Much of the trouble for IOU’s began with deregulation, when utilities confessed that the assets they were holding would be much less valuable in a competitive environment. Nobody could be expected to compete with 1960’s technology running at sub-thirty percent efficiency, could they? Now as these same utilities seek another big round of investment, investors and regulators are wary. Will we get competitive investments this time around?

There are good reasons to believe the answer is “no”. If anything, the regulatory landscape has tipped even further in favor of utilities. Most notable is the new trend toward revenue guarantees that ensure utility investments can be recovered in rates even as throughput drops on the system. But investors must be wondering why they should buy assets that can be so easily bypassed with distributed generation.

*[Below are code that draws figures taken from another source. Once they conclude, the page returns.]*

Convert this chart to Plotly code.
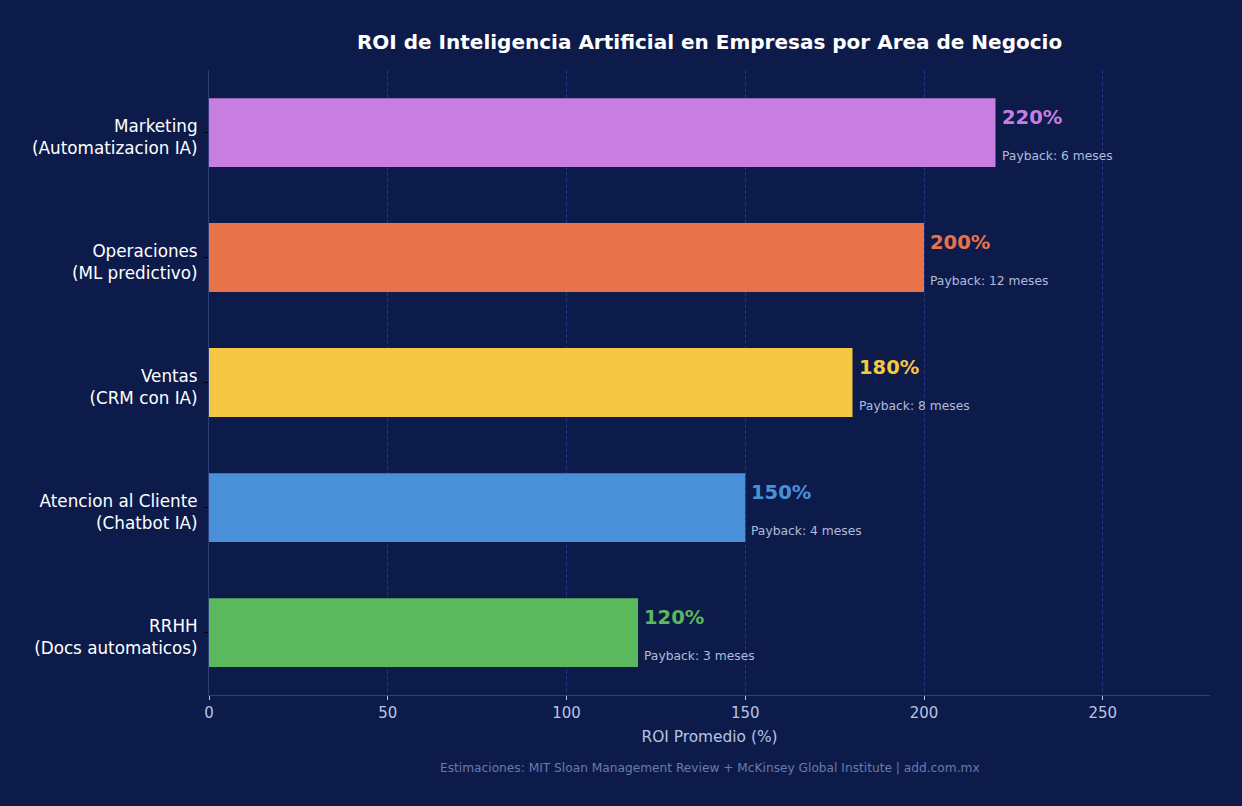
import plotly.graph_objects as go

areas = ["Marketing<br>(Automatizacion IA)", "Operaciones<br>(ML predictivo)", "Ventas<br>(CRM con IA)",
         "Atencion al Cliente<br>(Chatbot IA)", "RRHH<br>(Docs automaticos)"]
roi = [220, 200, 180, 150, 120]
payback = [6, 12, 8, 4, 3]
colors = ["#c77ee0", "#e8734a", "#f4c842", "#4a90d9", "#5cb85c"]

BG = "#0d1b4b"
FONT = "DejaVu Sans"

fig = go.Figure()
fig.add_trace(go.Bar(
    x=roi, y=areas, orientation="h", width=0.55,
    marker=dict(color=colors, line=dict(width=0)),
    hoverinfo="skip",
))

for a, v, p, c in zip(areas, roi, payback, colors):
    fig.add_annotation(x=v, y=a, xref="x", yref="y", text=f"<b>{v}%</b>", showarrow=False,
                       xanchor="left", yanchor="middle", xshift=4, yshift=15,
                       font=dict(family=FONT, size=19.5, color=c))
    fig.add_annotation(x=v, y=a, xref="x", yref="y", text=f"Payback: {p} meses", showarrow=False,
                       xanchor="left", yanchor="middle", xshift=4, yshift=-23,
                       font=dict(family=FONT, size=12.3, color="#b0bcd8"))

fig.add_annotation(x=0.5, y=-0.116, xref="paper", yref="paper",
                   text="Estimaciones: MIT Sloan Management Review + McKinsey Global Institute | add.com.mx",
                   showarrow=False, xanchor="center", yanchor="middle",
                   font=dict(family=FONT, size=12.2, color="#6a7aaa"))

fig.update_layout(
    width=1242, height=806,
    paper_bgcolor=BG, plot_bgcolor=BG,
    margin=dict(l=209, r=32, t=70, b=111),
    showlegend=False,
    font=dict(family=FONT, color="white"),
    title=dict(text="<b>ROI de Inteligencia Artificial en Empresas por Area de Negocio</b>",
               x=0.5713, xanchor="center", y=0.948, yanchor="middle",
               font=dict(family=FONT, size=20, color="white")),
    bargap=0.45,
)
fig.update_xaxes(
    range=[0, 280], tickvals=[0, 50, 100, 150, 200, 250],
    showgrid=True, gridcolor="#1f3480", griddash="4px,2px", gridwidth=1,
    zeroline=False,
    showline=True, linecolor="#2e3f78", linewidth=1,
    ticks="outside", ticklen=4, tickcolor="#b8c4e0",
    tickfont=dict(family=FONT, size=15, color="#b8c4e0"),
    title=dict(text="ROI Promedio (%)", font=dict(family=FONT, size=15.4, color="#b8c4e0"), standoff=10),
)
fig.update_yaxes(
    categoryorder="array", categoryarray=list(reversed(areas)),
    range=[-0.5, 4.5],
    showgrid=False, zeroline=False,
    showline=True, linecolor="#2e3f78", linewidth=1,
    ticks="outside", ticklen=4, tickcolor="#000000",
    ticklabelstandoff=3, ticklabelshift=5,
    tickfont=dict(family=FONT, size=16.8, color="white"),
)

fig.write_html("out.html")
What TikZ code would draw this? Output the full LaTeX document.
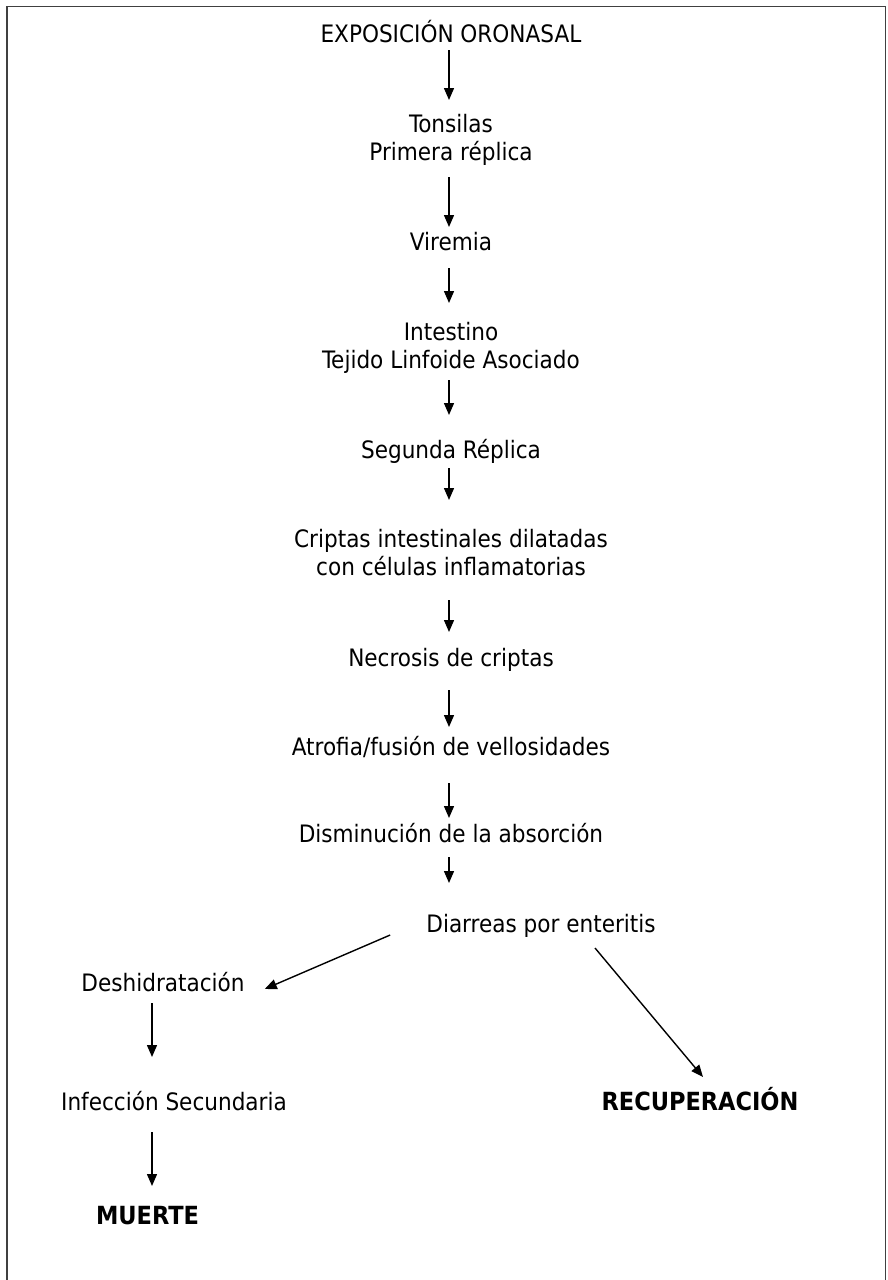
\documentclass[tikz,border=0pt]{standalone}
\usepackage{fontspec}
\setmainfont{DejaVu Sans Condensed}
\usepackage{tikz}
\usetikzlibrary{arrows.meta,positioning}

\begin{document}
\begin{tikzpicture}[
    x=1pt, y=1pt,
    arrowstyle/.style={draw, line width=1.4pt, -{Triangle[length=12pt,width=10pt]}},
    stage/.style={inner sep=0pt, anchor=base, align=center,
        font=\fontsize{24}{28}\selectfont},
    outcome/.style={stage, font=\fontsize{25}{28}\selectfont\bfseries},
    frame/.style={draw=black!75, line width=1.6pt}
]
\useasboundingbox (0,0) rectangle (887,-1280);
\draw[frame] (7,-1280) -- (7,-6.5) -- (885.5,-6.5) -- (885.5,-1280);

% main chain
\node (Exposicion) [stage] at (451,-42) {EXPOSICIÓN ORONASAL};
\node (Tonsilas) [stage] at (451,-160) {Tonsilas\\Primera réplica};
\node (Viremia) [stage] at (451,-250) {Viremia};
\node (Intestino) [stage] at (451,-368) {Intestino\\Tejido Linfoide Asociado};
\node (Segunda) [stage] at (451,-458) {Segunda Réplica};
\node (Criptas) [stage] at (451,-575) {Criptas intestinales dilatadas\\con células inflamatorias};
\node (Necrosis) [stage] at (451,-666) {Necrosis de criptas};
\node (Atrofia) [stage] at (451,-755) {Atrofia/fusión de vellosidades};
\node (Disminucion) [stage] at (451,-842) {Disminución de la absorción};
\node (Diarreas) [stage] at (541,-932) {Diarreas por enteritis};

% branches
\node (Deshidratacion) [stage] at (163,-991) {Deshidratación};
\node (Infeccion) [stage] at (174,-1110) {Infección Secundaria};
\node (Muerte) [outcome] at (147.5,-1224) {MUERTE};
\node (Recuperacion) [outcome] at (700,-1110) {RECUPERACIÓN};

\draw[arrowstyle] ([xshift=-2pt,yshift=-8pt]Exposicion.base) -- ([xshift=-2pt,yshift=60pt]Tonsilas.base);
\draw[arrowstyle] ([xshift=-2pt,yshift=-17pt]Tonsilas.base) -- ([xshift=-2pt,yshift=23pt]Viremia.base);
\draw[arrowstyle] ([xshift=-2pt,yshift=-18pt]Viremia.base) -- ([xshift=-2pt,yshift=65pt]Intestino.base);
\draw[arrowstyle] ([xshift=-2pt,yshift=-12pt]Intestino.base) -- ([xshift=-2pt,yshift=43pt]Segunda.base);
\draw[arrowstyle] ([xshift=-2pt,yshift=-10pt]Segunda.base) -- ([xshift=-2pt,yshift=75pt]Criptas.base);
\draw[arrowstyle] ([xshift=-2pt,yshift=-25pt]Criptas.base) -- ([xshift=-2pt,yshift=34pt]Necrosis.base);
\draw[arrowstyle] ([xshift=-2pt,yshift=-24pt]Necrosis.base) -- ([xshift=-2pt,yshift=28pt]Atrofia.base);
\draw[arrowstyle] ([xshift=-2pt,yshift=-28pt]Atrofia.base) -- ([xshift=-2pt,yshift=24pt]Disminucion.base);
\draw[arrowstyle] ([xshift=-2pt,yshift=-15pt]Disminucion.base) -- ([xshift=-2pt,yshift=49pt]Disminucion.base |- Diarreas.base);
\draw[arrowstyle] ([shift={(-36pt,-3pt)}]Diarreas.base west) -- ([shift={(20pt,2pt)}]Deshidratacion.base east);
\draw[arrowstyle] ([shift={(54pt,-16pt)}]Diarreas.base) -- ([shift={(3pt,33pt)}]Recuperacion.base);
\draw[arrowstyle] ([shift={(-11pt,-12pt)}]Deshidratacion.base) -- ([shift={(-22pt,53pt)}]Infeccion.base);
\draw[arrowstyle] ([shift={(-22pt,-22pt)}]Infeccion.base) -- ([shift={(4.5pt,38pt)}]Muerte.base);
\end{tikzpicture}
\end{document}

Besides, investors have better opportunities in the emerging “clean tech” sector, where distributed generation and load management technologies have made bi-directional, internet-style grids a reality. The Nordic countries still lead with their “active grid” technology, wherein connected resources actively participate in the health of the network, and soon enough these companies and their investors will pry open the U.S. market.

If active grids do get built here in the U.S., where would it leave our utilities? Waving their revenue guarantees in front of legislators and demanding a bailout, is my guess. It’ll have to be the taxpayers, because ratepayers will have left the system en masse to create active grids that can operate in parallel or stand-alone at will , delivering much higher efficiency.

The local economic benefits of creating an active grid that supports local, independent energy producers are too great to ignore any longer.